* Short task *
Leaving out the pictures, retype the lines from the beginning of the listing through the line containing "import pandas as pd".

* Given data *
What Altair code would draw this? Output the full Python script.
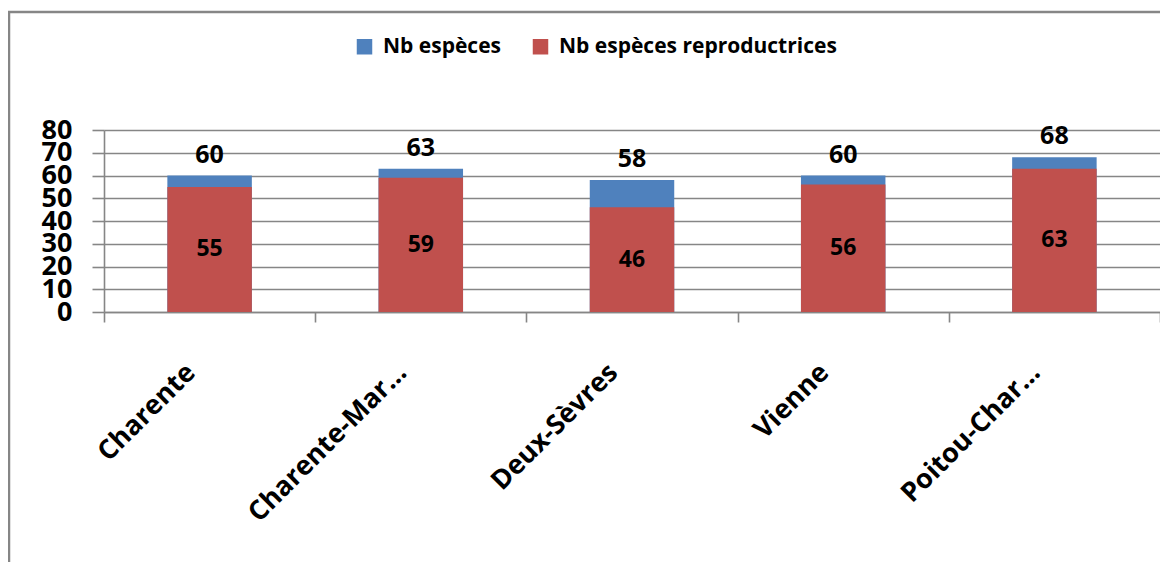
import altair as alt
import pandas as pd

# ---- data ----
regions = ["Charente", "Charente-Mar…", "Deux-Sèvres", "Vienne", "Poitou-Char…"]
nb_especes = [60, 63, 58, 60, 68]
nb_repro = [55, 59, 46, 56, 63]
series = ["Nb espèces", "Nb espèces reproductrices"]
colors = ["#4F81BD", "#C0504D"]
y_ticks = [0, 10, 20, 30, 40, 50, 60, 70, 80]

FONT = "Open Sans"
GRAY = "#868686"

rows = []
for r, t in zip(regions, nb_especes):
    rows.append({"region": r, "serie": series[0], "value": t, "ord": 0})
for r, p in zip(regions, nb_repro):
    rows.append({"region": r, "serie": series[1], "value": p, "ord": 1})
long_df = pd.DataFrame(rows)
wide_df = pd.DataFrame({"region": regions, "total": nb_especes, "repro": nb_repro})

x_scale = alt.Scale(domain=regions, paddingInner=0, paddingOuter=0)
y_scale = alt.Scale(domain=[0, 80], nice=False, zero=True)

x_axis = alt.Axis(
    labelAngle=-45,
    labelAlign="right",
    labelBaseline="middle",
    labelFont=FONT,
    labelFontWeight="bold",
    labelFontSize=27,
    labelColor="black",
    labelPadding=46,
    labelOffset=-19,
    labelLimit=400,
    labelOverlap=False,
    tickBand="extent",
    tickSize=10,
    tickColor=GRAY,
    tickWidth=1.6,
    domainColor=GRAY,
    domainWidth=1.6,
    grid=False,
)

y_axis = alt.Axis(
    values=y_ticks,
    labelFont=FONT,
    labelFontWeight="bold",
    labelFontSize=27,
    labelColor="black",
    labelPadding=20,
    labelOverlap=False,
    labelFlush=False,
    labelSeparation=0,
    tickSize=12,
    tickColor=GRAY,
    tickWidth=1.6,
    domainColor=GRAY,
    domainWidth=1.6,
    grid=True,
    gridColor=GRAY,
    gridWidth=1.6,
)


def xe():
    return alt.X("region:N", sort=regions, title=None, scale=x_scale, axis=x_axis)


bars = alt.Chart(long_df).mark_bar(
    stroke="transparent", width=alt.RelativeBandSize(0.4)
).encode(
    x=xe(),
    y=alt.Y("value:Q", stack=None, scale=y_scale, title=None, axis=y_axis),
    color=alt.Color(
        "serie:N",
        scale=alt.Scale(domain=series, range=colors),
        title=None,
        legend=alt.Legend(
            orient="none",
            legendX=250,
            legendY=-94,
            direction="horizontal",
            symbolType="square",
            symbolSize=240,
            symbolStrokeWidth=0,
            labelFont=FONT,
            labelFontWeight="bold",
            labelFontSize=21,
            labelColor="black",
            labelOffset=8,
            columnPadding=28,
            labelLimit=500,
        ),
    ),
    order=alt.Order("ord:Q"),
)

top_labels = alt.Chart(wide_df).mark_text(
    font=FONT, fontWeight="bold", fontSize=25, color="black",
    baseline="middle", dy=-21,
).encode(
    x=xe(),
    y=alt.Y("total:Q", scale=y_scale, title=None, axis=y_axis),
    text=alt.Text("total:Q"),
)

inner_labels = alt.Chart(wide_df).transform_calculate(
    mid="datum.repro / 2"
).mark_text(
    font=FONT, fontWeight="bold", fontSize=23, color="black", baseline="middle",
).encode(
    x=xe(),
    y=alt.Y("mid:Q", scale=y_scale, title=None, axis=y_axis),
    text=alt.Text("repro:Q"),
)

frame = alt.Chart(pd.DataFrame({"a": [0]})).mark_rect(
    fillOpacity=0, stroke=GRAY, strokeWidth=2.5
).encode(
    x=alt.value(-95), x2=alt.value(1096),
    y=alt.value(-118), y2=alt.value(470),
)

chart = alt.layer(frame, bars, top_labels, inner_labels).properties(
    width=1056,
    height=182,
    autosize=alt.AutoSizeParams(type="none"),
    padding={"left": 96, "top": 122, "right": 0, "bottom": 250},
    background="white",
).configure_view(stroke="transparent")

chart.save("out.html", embed_options={"renderer": "svg", "actions": False})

* The solution *
What Altair code would draw this? Output the full Python script.
import altair as alt
import pandas as pd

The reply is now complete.